The last sentence is where Hannity’s supreme dishonesty is on full display. He’s trying to deflect from the disappointment of 2.6% growth by pointing to the Q2 and Q3 rates of 3.1% and 3.2%, respectively. 

As I’ve written before, he’s comparing apples to oranges. It’s true that Obama never had a year of 3.1% or 3.2% growth.  But neither has Trump. Not yet. Hannity is implying that Obama never saw the kind of quarterly growth that we've seen so far under Trump. That’s a lie. 

In fact, under Obama there was a quarter of 3.1% (Q3 2013), and a quarter of 3.2% (Q1 2015). Plus, two quarters of 3.9%, one quarter of 4.0%, two quarters of 4.6%, and one quarter of 5.2%. That’s eight quarters as good, or much better, than Trump as achieved thus far. 

Of course, Hannity also failed to mention the annual rate for 2017, which is preliminarily estimated to be 2.3%. That’s not quite the 3%, 4% or 6% Americans were promised. And he would be even less eager to mention that Obama had annual rates higher than 2.3% during three years of his presidency (2010, 2014, 2015). 

Now, 2.6% growth perhaps isn’t too bad. And perhaps this will turn out to be the nadir of the Trump economy. Perhaps 2018 will turn out much better, maybe even be tremendous. 


Maybe. But, still it always pisses me off when someone like Hannity so obviously twists the truth in order to gloss over unwelcome news that runs counter to his narrative – and most of his audience no doubt swallow it all without blinking.  And that is sad.  

Thursday, September 7, 2017

Old MacDonald Had a Farm

This seems like a case of counting your chickens before they hatch.  

Donald Trump has been making a lot of hay (farming metaphor #2) over the fact that the Q2 GDP growth was recently revised up to 3.0% (from 2.6%). He, and sycophants like Sean Hannity, go on and on and on about how Obama was the only president never to reach a GDP increase of that level.  

Of course, he’s trying to make an apples and oranges comparison here (fruit metaphor, so kinda farming-related). What Trump is referring to is the fact that, during the Obama years, GDP growth never rose above 2.9%. This is true. Growth for a full calendar never reached 3% under Obama. But that hasn’t happened under Trump either. Not yet. If it ever does.  

But that’s talking about annual GDP growth. What Trump has presided over is 3% GDP growth in a single quarter. Obama did the same in eight different quarters during his two terms. In fact, in Q3 2015 GDP grew by 4.6%, a much bigger number than 3.0%.  

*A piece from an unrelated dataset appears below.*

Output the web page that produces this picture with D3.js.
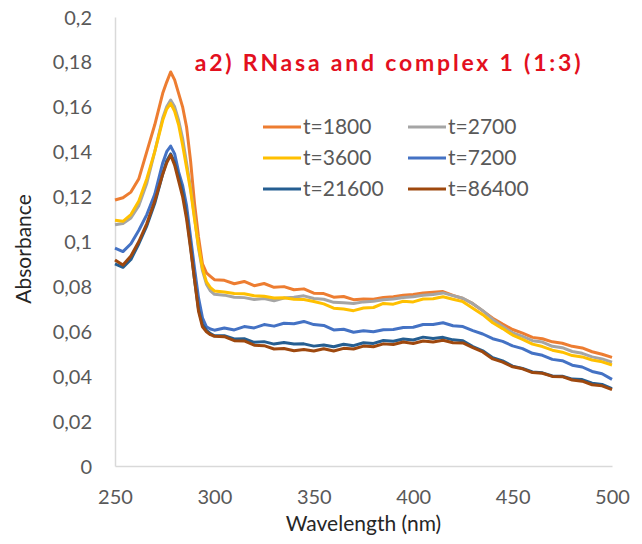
<!DOCTYPE html>
<html>
<head>
<meta charset="utf-8">
<script src="https://cdn.jsdelivr.net/npm/d3@7"></script>
<style>
    body { margin: 0; background: #fff; }
    svg text { font-family: Lato, "Open Sans", sans-serif; }
</style>
</head>
<body>
<script>
//wavelength values shared by every series (nm)
var wavelengths = [250,254,258,262,266,270,274,276,278,280,282,284,286,288,290,292,294,296,298,300,
    305,310,315,320,325,330,335,340,345,350,355,360,365,370,375,380,385,390,395,400,
    405,410,415,420,425,430,435,440,445,450,455,460,465,470,475,480,485,490,495,500];

//series names
var seriesNames = ["t=1800", "t=2700", "t=3600", "t=7200", "t=21600", "t=86400"];

//absorbance values
var t1800 = [0.1185,0.1195,0.122,0.128,0.140,0.152,0.166,0.171,0.1755,0.172,0.166,0.160,0.151,0.136,0.117,0.102,0.090,0.086,0.0845,0.083,
    0.0827,0.0812,0.0822,0.0803,0.0813,0.0796,0.0799,0.0785,0.0789,0.0770,0.0768,0.0752,0.0755,0.0741,0.0744,0.0743,0.0751,0.0754,0.0761,0.0764,
    0.0771,0.0774,0.0777,0.0760,0.0746,0.0723,0.0691,0.0658,0.0632,0.0608,0.0592,0.0573,0.0567,0.0553,0.0547,0.0533,0.0526,0.0509,0.0498,0.0484];
var t2700 = [0.1075,0.108,0.1105,0.116,0.126,0.140,0.155,0.160,0.163,0.160,0.154,0.146,0.135,0.124,0.111,0.097,0.087,0.081,0.078,0.0765,
    0.0761,0.0752,0.0750,0.0742,0.0746,0.0736,0.0748,0.0752,0.0758,0.0746,0.0743,0.0729,0.0727,0.0724,0.0731,0.0734,0.0741,0.0744,0.0751,0.0754,
    0.0761,0.0764,0.0771,0.0759,0.0747,0.0723,0.0692,0.0653,0.0622,0.0593,0.0577,0.0558,0.0552,0.0533,0.0527,0.0510,0.0502,0.0486,0.0477,0.0462];
var t3600 = [0.1095,0.109,0.112,0.118,0.128,0.140,0.154,0.159,0.1615,0.158,0.152,0.143,0.133,0.123,0.110,0.098,0.088,0.082,0.0795,0.078,
    0.0775,0.0768,0.0767,0.0758,0.0756,0.0748,0.0749,0.0743,0.0742,0.0733,0.0722,0.0703,0.0699,0.0692,0.0704,0.0706,0.0724,0.0721,0.0734,0.0731,
    0.0744,0.0745,0.0754,0.0743,0.0732,0.0703,0.0674,0.0638,0.0612,0.0583,0.0564,0.0543,0.0532,0.0516,0.0507,0.0492,0.0486,0.0472,0.0464,0.0450];
var t7200 = [0.097,0.0955,0.099,0.105,0.112,0.121,0.135,0.140,0.1425,0.139,0.131,0.125,0.116,0.102,0.088,0.075,0.066,0.062,0.061,0.0605,
    0.0615,0.0606,0.0621,0.0615,0.0630,0.0623,0.0636,0.0634,0.0644,0.0630,0.0626,0.0606,0.0609,0.0596,0.0602,0.0598,0.0607,0.0608,0.0617,0.0618,
    0.0630,0.0630,0.0638,0.0625,0.0621,0.0603,0.0588,0.0567,0.0555,0.0535,0.0523,0.0502,0.0493,0.0475,0.0469,0.0449,0.0441,0.0421,0.0411,0.0386];
var t21600 = [0.090,0.0885,0.092,0.099,0.107,0.117,0.130,0.136,0.139,0.135,0.129,0.122,0.112,0.098,0.083,0.070,0.063,0.0605,0.059,0.058,
    0.0580,0.0566,0.0567,0.0551,0.0554,0.0543,0.0550,0.0543,0.0544,0.0534,0.0539,0.0531,0.0542,0.0536,0.0549,0.0546,0.0559,0.0556,0.0566,0.0561,
    0.0574,0.0568,0.0573,0.0562,0.0558,0.0532,0.0513,0.0482,0.0468,0.0445,0.0435,0.0419,0.0415,0.0401,0.0400,0.0387,0.0385,0.0369,0.0363,0.0345];
var t86400 = [0.0918,0.0895,0.0935,0.100,0.108,0.118,0.130,0.135,0.1385,0.134,0.127,0.120,0.110,0.097,0.083,0.069,0.062,0.0598,0.0585,0.0578,
    0.0576,0.0558,0.0557,0.0538,0.0536,0.0521,0.0523,0.0513,0.0519,0.0512,0.0522,0.0512,0.0524,0.0521,0.0534,0.0531,0.0544,0.0541,0.0552,0.0546,
    0.0557,0.0552,0.0560,0.0549,0.0548,0.0527,0.0508,0.0477,0.0463,0.0442,0.0433,0.0416,0.0413,0.0399,0.0398,0.0383,0.0378,0.0362,0.0357,0.0340];

//line colours
var colors = ["#ED7D31", "#A5A5A5", "#FFC000", "#4472C4", "#255E91", "#9E480E"];

//tick values
var xTicks = [250, 300, 350, 400, 450, 500];
var yTicks = [0, 0.02, 0.04, 0.06, 0.08, 0.1, 0.12, 0.14, 0.16, 0.18, 0.2];

window.onload = setChart();

function setChart(){
    var width = 642,
        height = 544,
        left = 115,
        right = 612,
        top = 17,
        bottom = 466;

    var svg = d3.select("body")
        .append("svg")
        .attr("width", width)
        .attr("height", height);

    var x = d3.scaleLinear().domain([250, 500]).range([left, right]);
    var y = d3.scaleLinear().domain([0, 0.2]).range([bottom, top]);

    //axes, Excel style: light lines, no ticks
    var xAxis = svg.append("g")
        .attr("transform", "translate(0," + bottom + ")")
        .call(d3.axisBottom(x).tickValues(xTicks).tickSize(0).tickPadding(24).tickFormat(d3.format("d")));
    var yAxis = svg.append("g")
        .attr("transform", "translate(" + left + ",0)")
        .call(d3.axisLeft(y).tickValues(yTicks).tickSize(0).tickPadding(23)
            .tickFormat(function(d){ return String(+d.toFixed(2)).replace(".", ","); }));

    svg.selectAll(".domain").attr("stroke", "#d9d9d9").attr("stroke-width", 1.5);
    svg.selectAll(".tick text")
        .attr("fill", "#595959")
        .style("font-size", "20px");
    yAxis.selectAll(".tick text").attr("dy", "0.35em");

    //series lines
    var series = [t1800, t2700, t3600, t7200, t21600, t86400];
    var line = d3.line()
        .x(function(d, i){ return x(wavelengths[i]); })
        .y(function(d){ return y(d); });

    svg.selectAll(".series")
        .data(series)
        .enter()
        .append("path")
        .attr("class", "series")
        .attr("fill", "none")
        .attr("stroke", function(d, i){ return colors[i]; })
        .attr("stroke-width", 3)
        .attr("stroke-linejoin", "round")
        .attr("d", line);

    //title
    svg.append("text")
        .attr("x", 389)
        .attr("y", 71)
        .attr("text-anchor", "middle")
        .attr("fill", "#E3101E")
        .style("font-size", "23px")
        .style("font-weight", "bold")
        .style("letter-spacing", "2.8px")
        .text("a2) RNasa and complex 1 (1:3)");

    //legend
    var legend = svg.selectAll(".legend")
        .data(seriesNames)
        .enter()
        .append("g")
        .attr("class", "legend")
        .attr("transform", function(d, i){
            return "translate(" + (i % 2 === 0 ? 263 : 408) + "," + (127 + Math.floor(i / 2) * 31) + ")";
        });
    legend.append("line")
        .attr("x1", 0).attr("x2", 38)
        .attr("stroke", function(d, i){ return colors[i]; })
        .attr("stroke-width", 3);
    legend.append("text")
        .attr("x", 40)
        .attr("dy", "0.35em")
        .attr("fill", "#595959")
        .style("font-size", "21px")
        .text(function(d){ return d; });

    //axis titles
    svg.append("text")
        .attr("x", (left + right) / 2)
        .attr("y", 531)
        .attr("text-anchor", "middle")
        .attr("fill", "#262626")
        .style("font-size", "21px")
        .text("Wavelength (nm)");
    svg.append("text")
        .attr("transform", "translate(31,249) rotate(-90)")
        .attr("text-anchor", "middle")
        .attr("fill", "#262626")
        .style("font-size", "21px")
        .text("Absorbance");
};
</script>
</body>
</html>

Trump may well see the kind of growth numbers he’s been promising – though somehow lately it seems he’s forgotten how during the campaign he swore he’d conjure up a GDP growth of FOUR percent, not a measly three percent.  

Anyway, seems to me that excessive crowing (barnyard fowl metaphor) about one discrete quarter of 3% growth involves a risk of backfiring. What goes up can come down. 

After the unemployment rate for May was announced (4.3%), Trump bragged about how it was the lowest jobless rate in 16 years and was unexpectedly robust. (Keep in mind that while Obama was president, Trump claimed such statistics were “fake”.) The next month, the rate ticked back up to 4.4%.  What comes down can also go up. 

Rushing to take credit for good outcomes you have dubious influence over can come back to bite you on the ass (the tender body part, not the farmer’s beast of burden), if those outcomes start to sour further down the road.  On the other hand, if that happens maybe you can just start shoveling more horseshit – which, as we all know, is one chore Farmer Don excels at.